Professor Orlando Patterson and NSF-funded student Ethan Fosse, participants in the Multidisciplinary Program in Inequality & Social Policy program at Harvard University, have produced a new edited book (forthcoming from Harvard University Press) that explores the cultural life of black youth from wide-ranging disciplinary perspectives, including contributions from nearly a dozen IGERT participants.

Patterson, the John Cowles Professor of Sociology, and Fosse, a Ph.D. candidate in Sociology and doctoral fellow in the Harvard multidisciplinary social science IGERT program, organized the volume as an exploration of both the influence and extraordinary creativity of black youth on popular culture, on one hand, and the role culture in understanding the problems faced by black youth, on the other. The volume is divided into sections focusing on (1) black youth cultural life; (2) neighborhoods and social processes; (3) violence; and (4) social policy solutions. They conclude with an overview of possible directions and solutions for improving the lives of not only the nation’s black youth, but those who suffer from poverty and social problems more broadly.

The book is motivated by the paradoxical observation that while the past half century has witnessed remarkable changes and progress in the circumstances of African-Americans, these successes coexist with many mixed achievements and major failures: The civil rights movement and subsequent policies aimed at socioeconomic reform have resulted in the largest group of middle-class and elite blacks in the world, yet the bottom fifth of the black population are among the poorest in the nation. Blacks have a disproportionate impact on the nation’s culture—both popular and elite—yet continue to face major problems in the educational system and are badly underrepresented in its scientific and high-end technology. Although legalized segregation has long been abolished and anti-exclusionary laws strictly enforced, the great majority of blacks still live in highly segregated communities.

Nowhere is this paradox more acutely exhibited than in the condition of black American youth, especially black male youth. They are, the editors note, at one and the same time trapped in a seemingly intractable socioeconomic crisis, yet are the most vibrant creators of popular culture in the nation and world. With disproportionately high rates of educational dropout, incarceration, unemployment, and violence affecting black youth, their lives are often “impoverished, unhealthy, and short.”

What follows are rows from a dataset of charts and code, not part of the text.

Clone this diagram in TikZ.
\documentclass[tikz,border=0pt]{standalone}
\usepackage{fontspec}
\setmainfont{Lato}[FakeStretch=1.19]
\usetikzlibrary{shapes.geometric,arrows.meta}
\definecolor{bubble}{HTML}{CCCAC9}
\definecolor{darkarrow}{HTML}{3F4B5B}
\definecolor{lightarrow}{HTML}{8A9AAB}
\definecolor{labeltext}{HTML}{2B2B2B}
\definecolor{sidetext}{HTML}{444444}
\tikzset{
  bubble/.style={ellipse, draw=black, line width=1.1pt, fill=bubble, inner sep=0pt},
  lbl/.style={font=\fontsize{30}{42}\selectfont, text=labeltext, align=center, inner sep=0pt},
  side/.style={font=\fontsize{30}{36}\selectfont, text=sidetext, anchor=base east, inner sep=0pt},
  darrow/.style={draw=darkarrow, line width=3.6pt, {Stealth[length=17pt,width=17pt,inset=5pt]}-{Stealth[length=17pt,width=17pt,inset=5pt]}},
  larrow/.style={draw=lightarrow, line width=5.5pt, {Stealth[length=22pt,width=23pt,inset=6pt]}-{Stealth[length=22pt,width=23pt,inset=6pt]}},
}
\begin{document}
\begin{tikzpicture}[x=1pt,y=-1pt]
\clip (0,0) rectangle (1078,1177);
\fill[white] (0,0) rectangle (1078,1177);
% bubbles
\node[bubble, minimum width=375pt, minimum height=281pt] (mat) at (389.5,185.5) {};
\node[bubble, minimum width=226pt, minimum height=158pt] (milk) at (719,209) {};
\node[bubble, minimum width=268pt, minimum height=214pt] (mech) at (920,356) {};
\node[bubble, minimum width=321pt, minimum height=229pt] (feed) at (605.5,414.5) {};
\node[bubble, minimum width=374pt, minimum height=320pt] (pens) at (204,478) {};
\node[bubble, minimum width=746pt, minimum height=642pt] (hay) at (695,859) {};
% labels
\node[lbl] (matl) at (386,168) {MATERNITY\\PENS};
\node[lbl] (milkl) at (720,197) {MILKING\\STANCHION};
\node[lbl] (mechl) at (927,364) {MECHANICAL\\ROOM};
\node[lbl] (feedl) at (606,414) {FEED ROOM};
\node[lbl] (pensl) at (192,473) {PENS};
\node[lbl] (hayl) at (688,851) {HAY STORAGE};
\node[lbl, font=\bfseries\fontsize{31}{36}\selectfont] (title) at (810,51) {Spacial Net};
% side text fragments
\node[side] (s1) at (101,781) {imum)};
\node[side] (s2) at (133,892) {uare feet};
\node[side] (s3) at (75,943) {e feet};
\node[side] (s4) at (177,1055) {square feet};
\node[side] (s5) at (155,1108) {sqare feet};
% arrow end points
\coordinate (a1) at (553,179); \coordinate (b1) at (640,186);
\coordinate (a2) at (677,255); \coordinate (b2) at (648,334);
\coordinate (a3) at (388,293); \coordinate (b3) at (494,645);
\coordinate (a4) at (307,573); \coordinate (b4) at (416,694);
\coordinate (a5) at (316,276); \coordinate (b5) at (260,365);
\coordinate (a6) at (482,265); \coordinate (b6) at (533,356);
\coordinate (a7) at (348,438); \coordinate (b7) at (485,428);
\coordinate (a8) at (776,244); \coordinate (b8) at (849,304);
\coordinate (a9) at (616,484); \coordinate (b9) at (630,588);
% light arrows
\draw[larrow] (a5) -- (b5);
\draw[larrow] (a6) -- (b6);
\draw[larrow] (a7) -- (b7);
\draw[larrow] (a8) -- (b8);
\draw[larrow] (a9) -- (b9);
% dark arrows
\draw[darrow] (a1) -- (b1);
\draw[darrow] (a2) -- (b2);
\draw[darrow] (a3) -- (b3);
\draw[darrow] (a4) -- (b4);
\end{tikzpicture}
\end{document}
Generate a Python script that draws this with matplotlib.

While many studies have addressed these issues, the editors suggest that the structural factors commonly emphasized, while certainly critical, can only partially explain the problem. Moreover, these explanations do not address the perplexing fact that for all their socioeconomic problems, black youth are the producers of a powerful popular culture that permeates, and in areas dominates, the nation’s mainstream popular culture and greatly influences non-black youth.

Patterson and Fosse have recruited authors from a broad array of disciplinary fields—including sociology, economics, education, public policy, and the humanities—to probe these aspects of culture. In addition to the editors and other prominent scholars, contributors to the volume include seven current Ph.D. students and recent alumni of the Harvard IGERT program: Andrew Clarkwest (IGERT grant no. 9870661), Jacqueline Cooke-Rivers, Nathan Fosse, David Hureau, Joshua Mitchell, Van C. Tran, and Queenie Zhu. IGERT faculty participants include Kathryn Edin, Ronald Ferguson, Robert Sampson, and Christopher Winship.

Address Goals

Professor Patterson and IGERT trainee Ethan Fosse have organized an edited volume that takes a multidisciplinary approach to address fundamental socioeconomic problems disproportionately affecting America’s black youth. It charts new ground in exploring the paradoxes and role of culture in understanding the problems faced by black youth, and offers possible directions and solutions for improving the lives of those who suffer from poverty and social problems.

The breadth of contributors assembled to produce this volume has fostered a multidisciplinary dialogue and novel research training experience for Ph.D. students. The project addresses important social problems that should be of concern to all Americans.